Foundations of Quantum Mechanics: Generalizations of the Mathematical Axiomatic Derivation of the Schrödinger Equation

An axiomatic approach to quantum mechanics that has, as a theorem, the Schrödinger equation may be of enormous value to cope with interpretation issues, since all the interpretation constructs must be present in the axioms, or directly derived by them from their mathematical unfolding. Thus, it is critical to show that this axiomatic derivation is reliable beyond any possible doubt. To show this, it is possible to make generalizations and extensions of the axioms to derive the Schrödinger equation in the underlying generalized or extended formats.

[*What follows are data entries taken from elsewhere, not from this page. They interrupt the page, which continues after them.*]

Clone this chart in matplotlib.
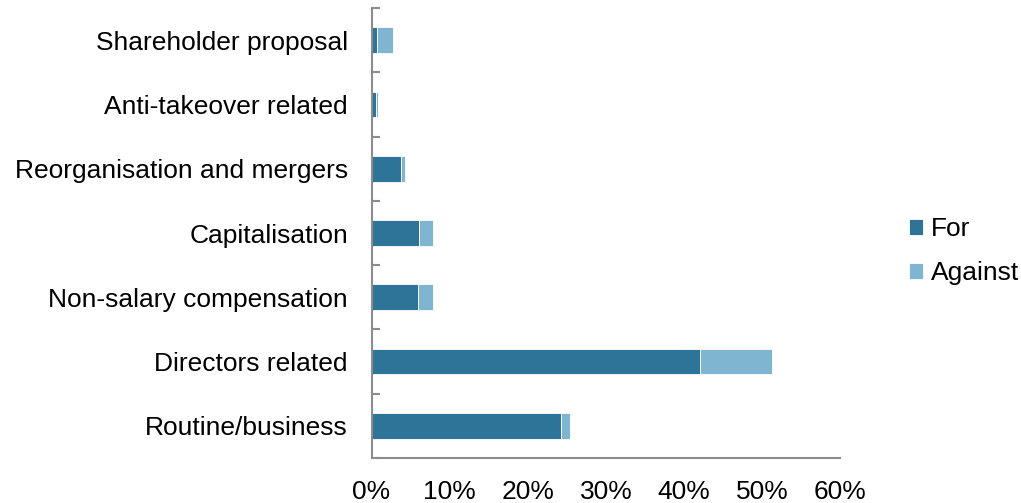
import matplotlib
matplotlib.use("Agg")
import matplotlib.pyplot as plt
from matplotlib.ticker import FuncFormatter, FixedLocator
import numpy as np

plt.rcParams['font.family'] = ['Liberation Sans', 'DejaVu Sans']

categories = [
    "Routine/business",
    "Directors related",
    "Non-salary compensation",
    "Capitalisation",
    "Reorganisation and mergers",
    "Anti-takeover related",
    "Shareholder proposal",
]
votes_for = [24.2, 42.0, 6.0, 6.1, 3.8, 0.6, 0.7]
votes_against = [1.2, 9.3, 1.9, 1.7, 0.45, 0.2, 2.1]
x_ticks = [0, 10, 20, 30, 40, 50, 60]

color_for = "#2E7398"
color_against = "#7FB5D0"
axis_gray = "#8C8C8C"

fig = plt.figure(figsize=(10.21, 5.03), dpi=100)
ax = fig.add_axes([0.3639, 0.0895, 0.4593, 0.8945])

y = np.arange(len(categories))
ax.barh(y, votes_for, height=0.4, color=color_for, edgecolor="white",
        linewidth=0.6, label="For")
ax.barh(y, votes_against, left=votes_for, height=0.4, color=color_against,
        edgecolor="white", linewidth=0.6, label="Against")

ax.set_xlim(0, 60)
ax.set_ylim(-0.5, len(categories) - 0.5)
ax.xaxis.set_major_locator(FixedLocator(x_ticks))
ax.xaxis.set_major_formatter(FuncFormatter(lambda v, _: f"{v:.0f}%"))
ax.set_yticks(y)
ax.set_yticklabels(categories)
ax.set_yticks(np.arange(-0.5, len(categories) - 0.5 + 0.01, 1.0), minor=True)

ax.tick_params(axis="x", length=0, labelsize=19, pad=15.5, colors="black")
ax.tick_params(axis="y", which="major", length=0, labelsize=19, pad=17)
ax.tick_params(axis="y", which="minor", direction="in", length=6,
               width=1.5, color=axis_gray)

for side in ("top", "right"):
    ax.spines[side].set_visible(False)
for side in ("left", "bottom"):
    ax.spines[side].set_color(axis_gray)
    ax.spines[side].set_linewidth(1.5)

ax.legend(loc="center left", bbox_to_anchor=(1.117, 0.46), frameon=False,
          fontsize=19, handlelength=0.55, handleheight=0.55, handletextpad=0.3,
          labelspacing=0.75, borderpad=0)

fig.savefig("out.png", dpi=100)
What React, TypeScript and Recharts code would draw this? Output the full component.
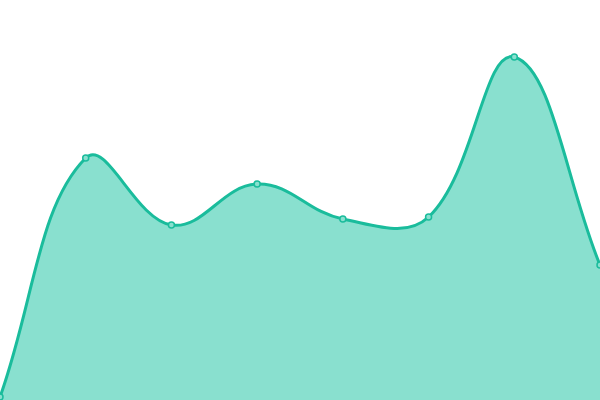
import { AreaChart, Area, XAxis, YAxis } from 'recharts'

const labels = ['A', 'B', 'C', 'D', 'E', 'F', 'G', 'H']
const values = [3, 242, 175, 216, 181, 183, 343, 135]

const data = labels.map((label, i) => ({ label, value: values[i] }))

// spline with tension, like a "smooth" line in other chart libraries
const TENSION = 0.4

function smoothCurve(context: any) {
  let pts: [number, number][] = []
  let line = NaN

  const draw = () => {
    const n = pts.length
    if (!n) return
    const cps = pts.map((cur, i) => {
      const prev = pts[i - 1] || cur
      const next = pts[i + 1] || cur
      const d01 = Math.hypot(cur[0] - prev[0], cur[1] - prev[1])
      const d12 = Math.hypot(next[0] - cur[0], next[1] - cur[1])
      let s01 = d01 / (d01 + d12)
      let s12 = d12 / (d01 + d12)
      if (isNaN(s01)) s01 = 0
      if (isNaN(s12)) s12 = 0
      const fa = TENSION * s01
      const fb = TENSION * s12
      const dx = next[0] - prev[0]
      const dy = next[1] - prev[1]
      return {
        before: [cur[0] - fa * dx, cur[1] - fa * dy],
        after: [cur[0] + fb * dx, cur[1] + fb * dy],
      }
    })
    if (line) context.lineTo(pts[0][0], pts[0][1])
    else context.moveTo(pts[0][0], pts[0][1])
    for (let i = 1; i < n; i++) {
      const a = cps[i - 1].after
      const b = cps[i].before
      context.bezierCurveTo(a[0], a[1], b[0], b[1], pts[i][0], pts[i][1])
    }
  }

  return {
    areaStart() {
      line = 0
    },
    areaEnd() {
      line = NaN
    },
    lineStart() {
      pts = []
    },
    lineEnd() {
      draw()
      if (line || (line !== 0 && pts.length === 1)) context.closePath()
      line = 1 - line
    },
    point(x: number, y: number) {
      pts.push([+x, +y])
    },
  }
}

export default function App() {
  return (
    <div style={{ position: 'absolute', left: 0, top: 0 }}>
      <AreaChart width={600} height={400} data={data} margin={{ top: 0, right: 0, bottom: 0, left: 0 }}>
        <XAxis dataKey="label" hide />
        <YAxis domain={[0, 400]} hide />
        <Area
          type={smoothCurve as any}
          dataKey="value"
          stroke="#1abc9c"
          strokeWidth={3}
          fill="#89e0cf"
          fillOpacity={1}
          dot={{ r: 3, fill: '#89e0cf', stroke: '#1abc9c', strokeWidth: 1.5, fillOpacity: 1 }}
          activeDot={false}
          isAnimationActive={false}
        />
      </AreaChart>
    </div>
  )
}
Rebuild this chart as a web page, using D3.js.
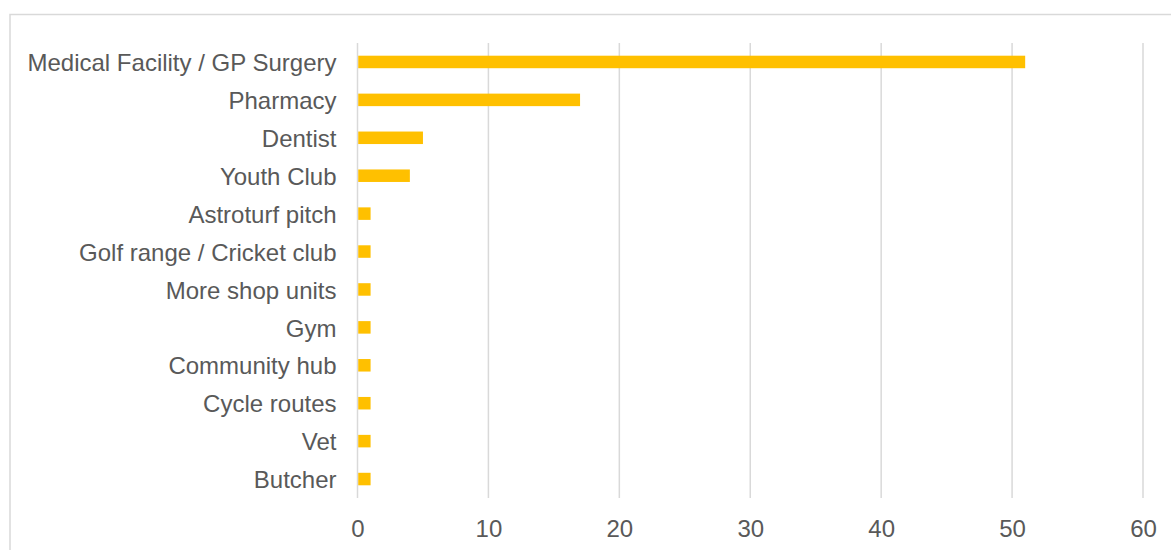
<!DOCTYPE html>
<html>
<head>
<meta charset="utf-8">
<script src="https://cdn.jsdelivr.net/npm/d3@7/dist/d3.min.js"></script>
<style>
  html, body { margin: 0; padding: 0; background: #fff; }
  svg { display: block; }
</style>
</head>
<body>
<svg id="chart" width="1171" height="550"></svg>
<script>
// Facilities requested, with number of mentions
const categories = [
  "Medical Facility / GP Surgery",
  "Pharmacy",
  "Dentist",
  "Youth Club",
  "Astroturf pitch",
  "Golf range / Cricket club",
  "More shop units",
  "Gym",
  "Community hub",
  "Cycle routes",
  "Vet",
  "Butcher"
];
const counts = [51, 17, 5, 4, 1, 1, 1, 1, 1, 1, 1, 1];
const tickValues = [0, 10, 20, 30, 40, 50, 60];

const svg = d3.select("#chart");
const font = "'Liberation Sans', Arial, sans-serif";
const textColor = "#595959";
const gridColor = "#d9d9d9";

// Outer chart frame (continues past the right and bottom edges)
svg.append("rect")
  .attr("x", 10).attr("y", 14.5)
  .attr("width", 1300).attr("height", 700)
  .attr("fill", "none")
  .attr("stroke", gridColor)
  .attr("stroke-width", 1.5);

const plot = { left: 357.5, right: 1143, top: 43, bottom: 498 };

const x = d3.scaleLinear().domain([0, 60]).range([plot.left, plot.right]);
const y = d3.scaleBand().domain(categories).range([plot.top, plot.bottom]).paddingInner(0.67).paddingOuter(0.335);

// Vertical gridlines
svg.append("g")
  .selectAll("line")
  .data(tickValues)
  .join("line")
  .attr("x1", d => x(d)).attr("x2", d => x(d))
  .attr("y1", plot.top).attr("y2", plot.bottom)
  .attr("stroke", gridColor)
  .attr("stroke-width", 1.5);

// Bars
svg.append("g")
  .selectAll("rect")
  .data(categories)
  .join("rect")
  .attr("x", x(0) + 0.75)
  .attr("y", d => y(d))
  .attr("width", (d, i) => x(counts[i]) - x(0) - 0.75)
  .attr("height", y.bandwidth())
  .attr("fill", "#FFC000");

// Category axis
const yAxis = svg.append("g")
  .attr("transform", `translate(${plot.left - 21},0)`)
  .call(d3.axisLeft(y).tickSize(0).tickPadding(0));
yAxis.select(".domain").remove();
yAxis.selectAll("text")
  .attr("font-family", font)
  .attr("font-size", "24px")
  .attr("fill", textColor)
  .attr("dy", "0.38em");

// Value axis
const xAxis = svg.append("g")
  .attr("transform", `translate(0,${plot.bottom})`)
  .call(d3.axisBottom(x).tickValues(tickValues).tickSize(0).tickPadding(22));
xAxis.select(".domain").remove();
xAxis.selectAll("text")
  .attr("font-family", font)
  .attr("font-size", "24px")
  .attr("fill", textColor);
</script>
</body>
</html>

In previous papers, we have shown that the axiomatic approach we propose can be used to derive the Schrödinger equation as a direct axiom. Since then, we have also shown that it was possible to generalize that derivation to coordinate systems other than the Cartesian, as well as its relativistic extensions that lead to the relativistic wave equations. An extension to dissipative systems was also performed, allowing us to mathematically derive the Caldirola–Kanai equation from first principles. All these derivations were performed using pure states and in the absence of the electromagnetic field. This means that we can further generalize the approach to embrace these two possibilities. Being an axiomatic approach, we show that we need only to slightly modify the axioms to derive the Schrödinger equation for these two contexts. Despite being quite direct, the algebraic complexity of these derivations should give the reader the desired confidence in the proposed axioms.